The chasquis, a word of Quechua origin, were young runners in the personal service of the Inca who moved swiftly, and in turns, along the roads of the empire to transmit a message. Each chasqui would run for 10 or 15 kilometres, until the next runner was alerted with a shell trumpet, called pututu. With 25 efficiently organised runners, the message could travel up to 240 km in a single day, and some 2000 km in a week. The message could go from Quito to Cuzco in seven days, which would be equivalent to transmitting a message from Madrid to Warsaw in that time. Such an innovative and competent system that the Spaniards decided to keep it alive during the viceroyalty of Peru.

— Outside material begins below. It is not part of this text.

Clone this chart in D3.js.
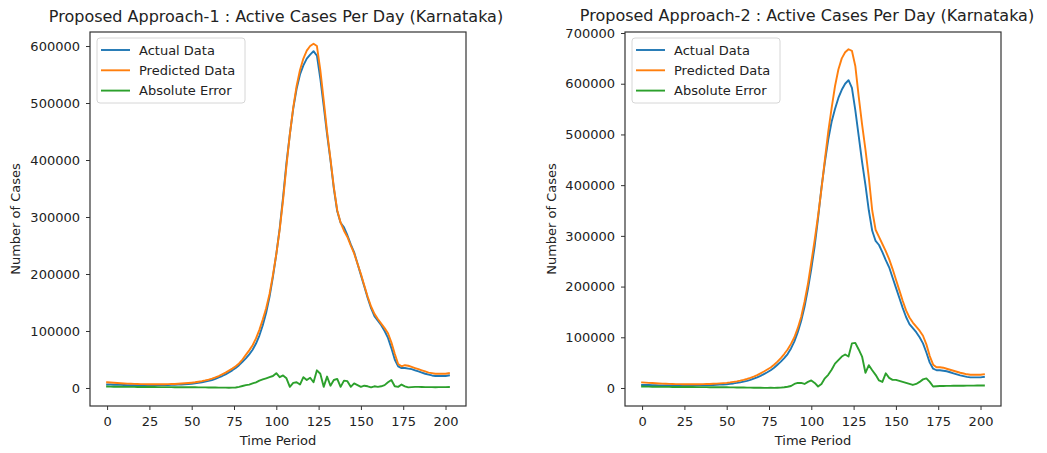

The messaging system has always been of interest to mankind—the transported knowledge. We can find many other great examples. Another great breakthrough was postal mail and its national and international systems, which have worked and are working very successfully. But undoubtedly the latest revolution in communication systems has been e-mail and its many forms of instant messaging. E-mail, invented by Roy Tomlinson in 1971, has two great virtues, the first, immediacy, and the second (and all too often overlooked) the ability to reach different recipients with the same message. It would be as if the chasqui were multiplying by running simultaneously along different roads of the empire. That’ s very convenient, indeed.
E-mail as a source of stress
Today alone, 2.63 billion emails will be sent, according to Statista. However, this magnanimous irruption of email into our lives, in so many jobs, also has a flip side: it generates stress, and often more work (Barley et al., 2011). The ease of sending an email, its greatest virtue, can bring with it negative consequences.